The DOE team reported that no technical difficulties had arisen in the full core MOX application, that the much shorter fuel pins could be more easily handled in the existing MOX fabrication facility (FMEF) at Hanford, and that political acceptance at this time in Canada was good although the new administration was reviewing the issue.

The small size of the CANDU assemblies raises questions as to the sufficiency of the radiation barrier to comply with the spent fuel standard. The proposed solution was to raise their proliferation resistance to the LWR spent fuel level by latching many assemblies together to increase the radiation level and make them more bulky. Effort is also underway to raise the Pu level in the design to try to achieve a fuel cost reduction of about a factor of two.

The STRG comments on the LWR option also apply to the CANDU option where applicable. Further, the fact that CANDU reactors use on line refueling could result in some increase in proliferation risks.

JOINT U.S./RUSSIAN STUDIES

The LWR disposition option is included in an overall study with the Russians of a broad array of disposition options. This effort is particularly important since it provides the potential for a "middle way" for Russian cooperation (quid pro quo) in the disposition process: between their present preference for the untimely and costly fast reactor disposition option and their complete rejection of weapons Pu direct disposal and immobilization options. This prospect is justification in itself for vigorous pursuit by the U.S. of the LWR disposition option.

SPENT FUEL STANDARD

In defining the components of the spent fuel standard, isotopic denaturing should be included. Although the practical level of isotopic denaturing does not eliminate potential diversion for terrorist nuclear explosive use, it is a significant additional barrier to host nation re-use or rump nation military use.

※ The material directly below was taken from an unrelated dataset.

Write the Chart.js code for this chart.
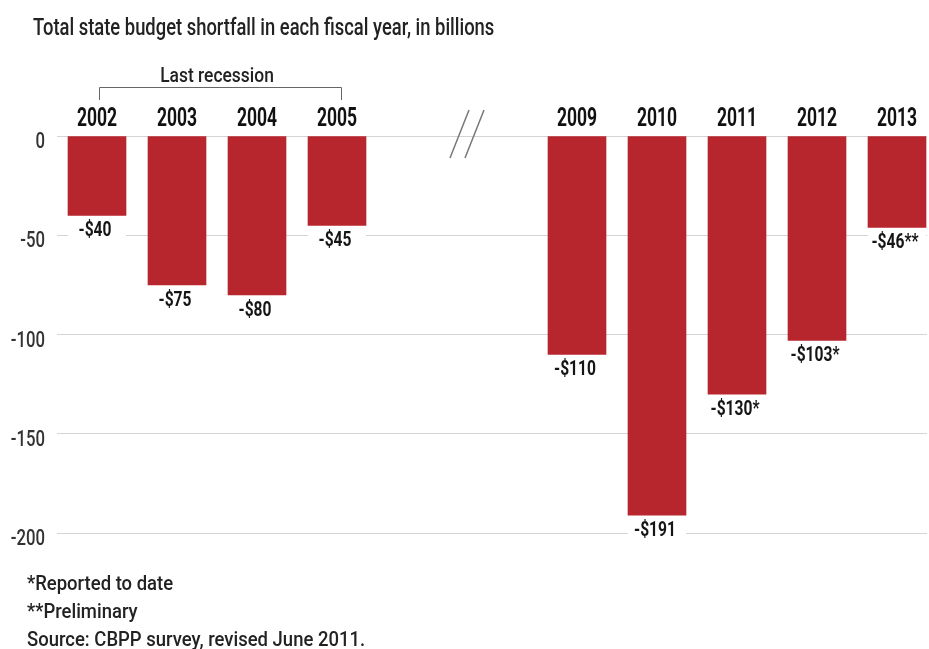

UTILITY COOPERATION IN THE MOX FUEL DISPOSITION PROCESS

The efforts to explore the interest of the utilities in assisting in the commercial LWR disposition option are important to achieving timely implementation of the option. There is concern, however, that the incorporation of a tritium production mission with the excess weapons Pu disposition mission will introduce complexity, delay, and increased public apprehension into the disposition mission. The STRG also expressed concern on reversing the long-standing U.S. policy of separating nuclear weapons production from nuclear electricity production. As indicated in the STRG comments on the draft PEIS, the Office of Fissile Material Disposition should be involved only in the various aspects of storage and disposition of weapons grade Pu and highly enriched U.